A Navy report filed five days after a disputed mission in Vietnam supports Senator John Kerry's version of the incident and contradicts critics who say he never came under enemy gunfire when he won two medals.
A weekly report from the Navy task force overseeing Mr. Kerry's Swift boat squadron reported that his group of boats was fired on in the March 13, 1969, mission. Some of Mr. Kerry's critics, including several men who were on other boats that day, say there was no enemy gunfire in the incident, for which Mr. Kerry won a Bronze Star and his third Purple Heart.
The March 18, 1969, report from Task Force 115, which was located by The Associated Press in a search of Navy archives, is the latest document to surface that supports Mr. Kerry's description of the event. Crew members on Mr. Kerry's boat and a Special Forces soldier Mr. Kerry pulled from the water that day insist there was enemy fire. The task force report twice mentions the incident and both times calls it 'an enemy-initiated firefight' that included automatic weapons fire and underwater mines.
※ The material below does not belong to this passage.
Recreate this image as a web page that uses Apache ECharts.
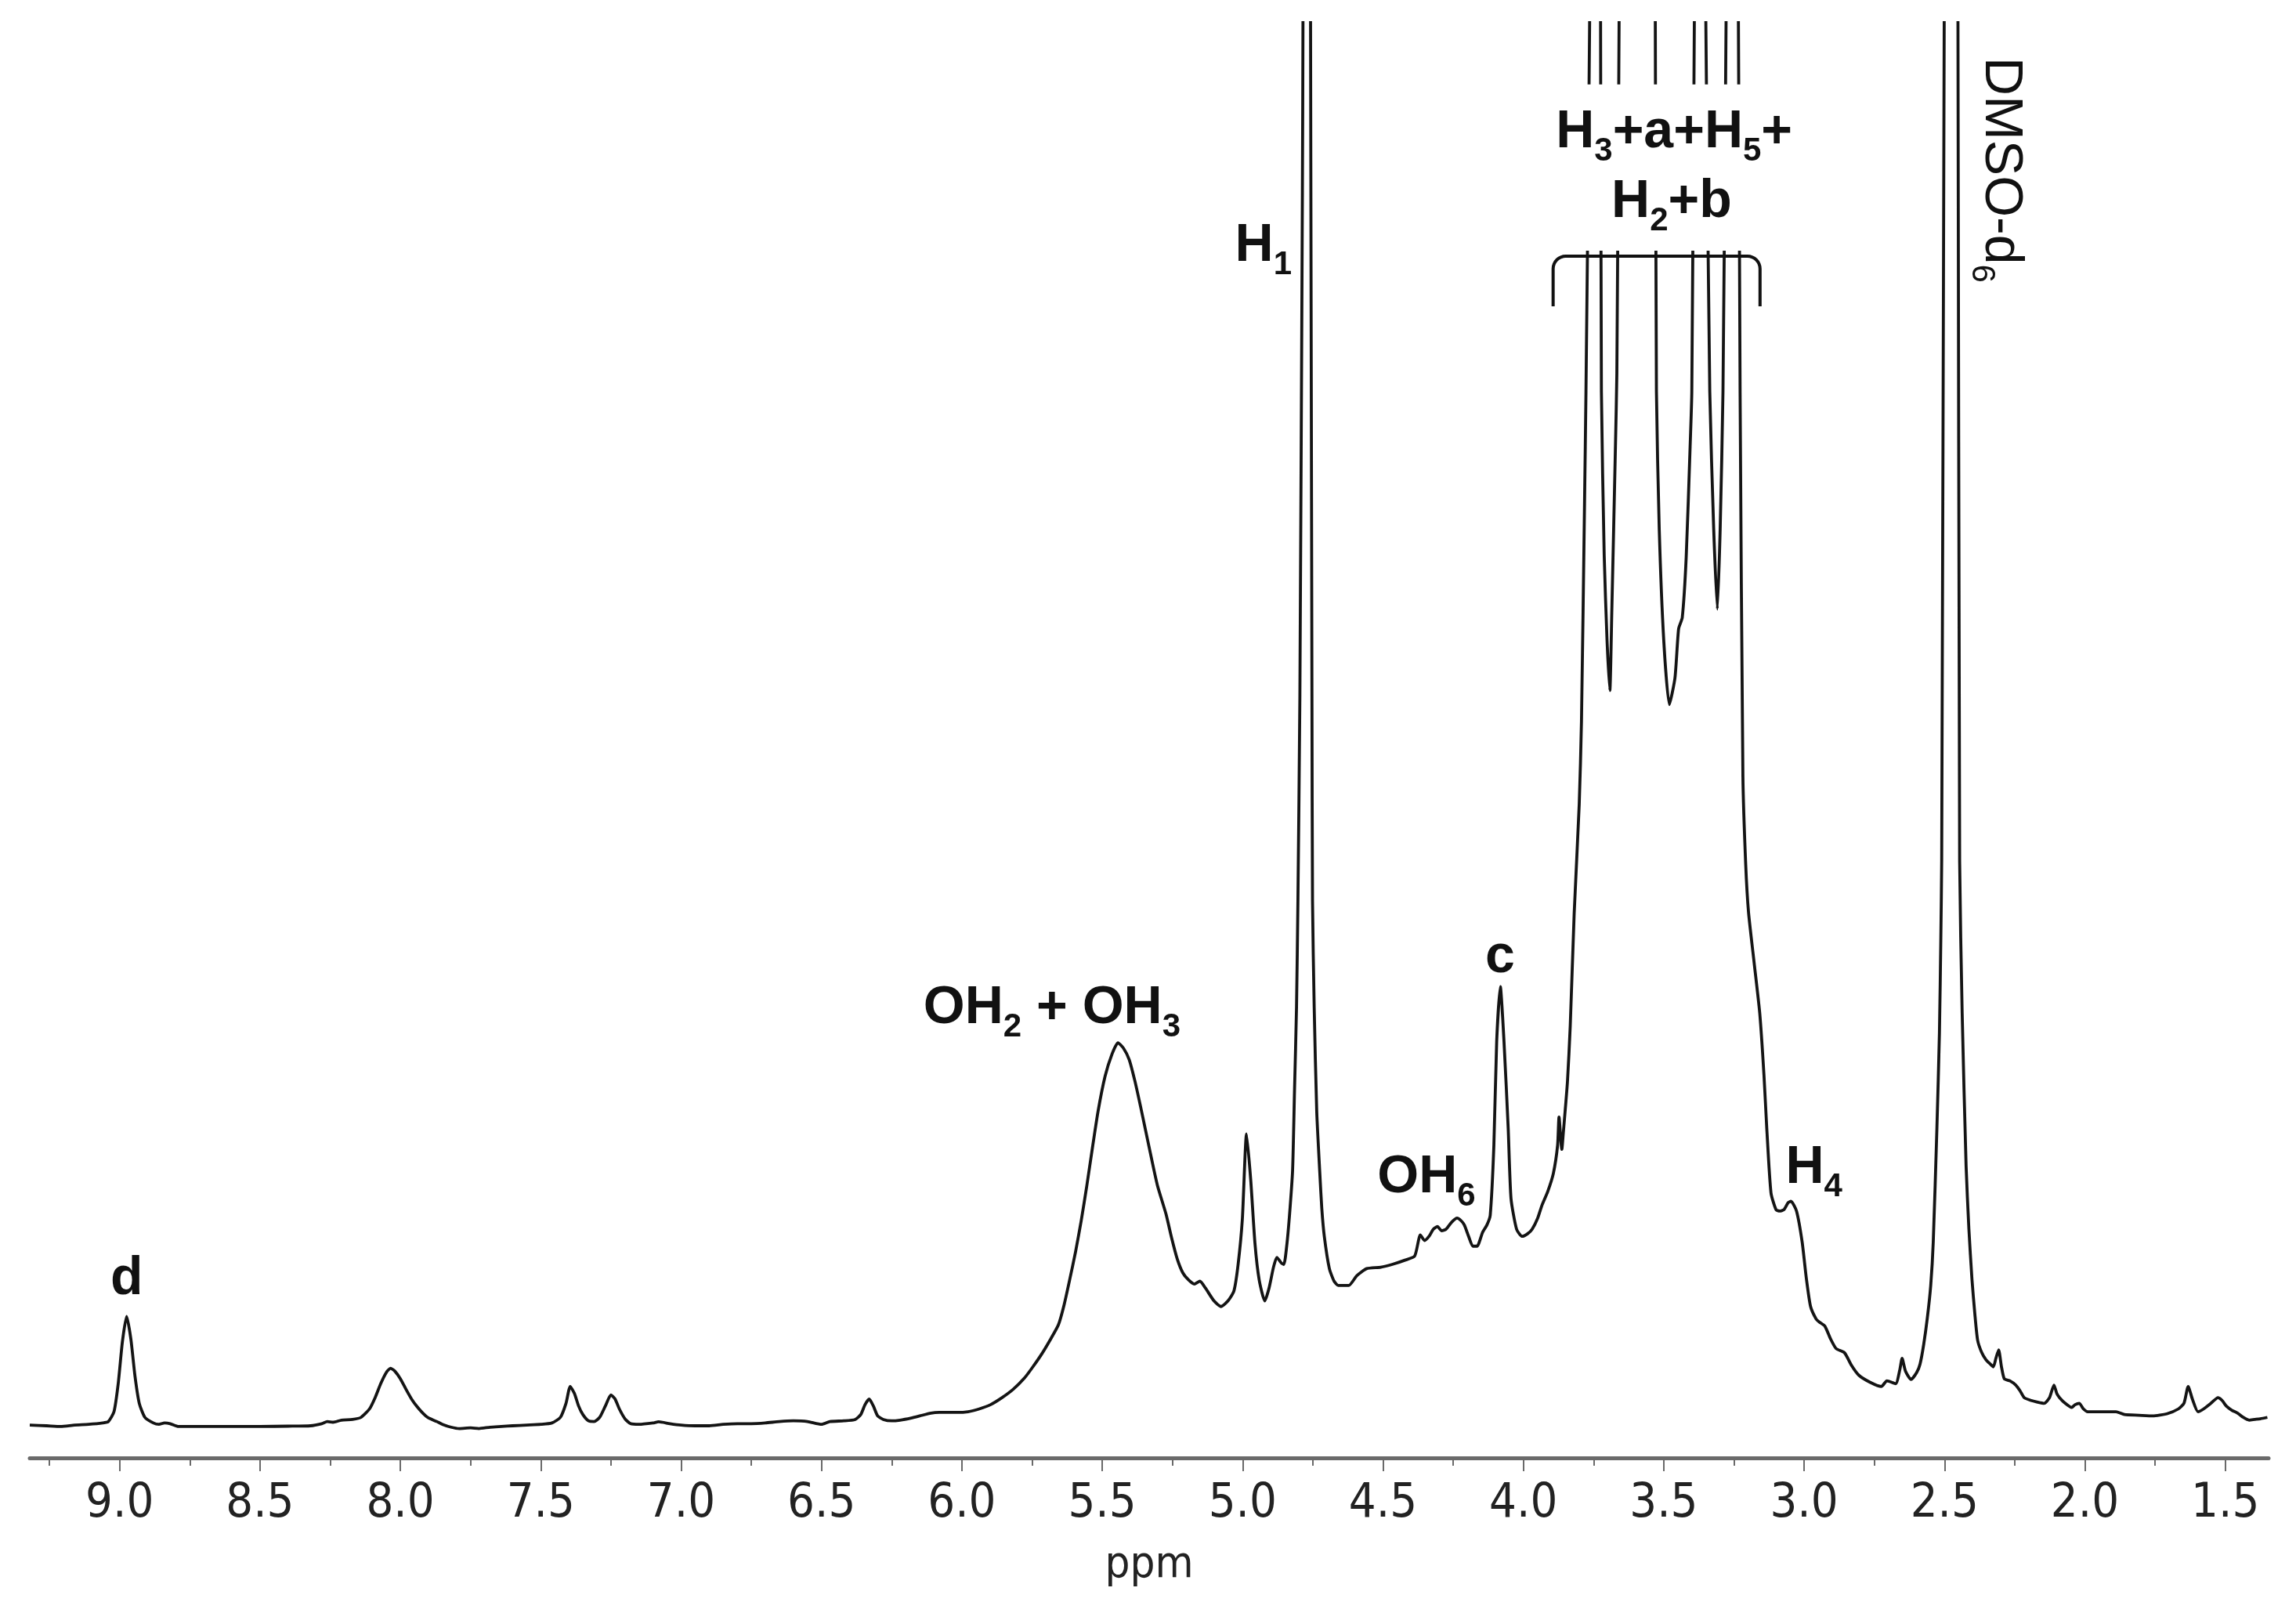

Task Force 115 was commanded at the time by Roy Hoffmann, the founder of the group Swift Boat Veterans for Truth, which has been running advertisements challenging Mr. Kerry's account of the episode.
A member of the group, Larry Thurlow, said he stood by his assertion that there was no enemy fire that day. Mr. Thurlow, the commander of another boat who also won a Bronze Star, said task force commanders probably relied on the initial report of the incident. Mr. Thurlow says Mr. Kerry wrote that report.
The anti-Kerry group has not produced any official Navy documents supporting its claim.
The SVBT guys have about as much credibility now as George Bush himself. None.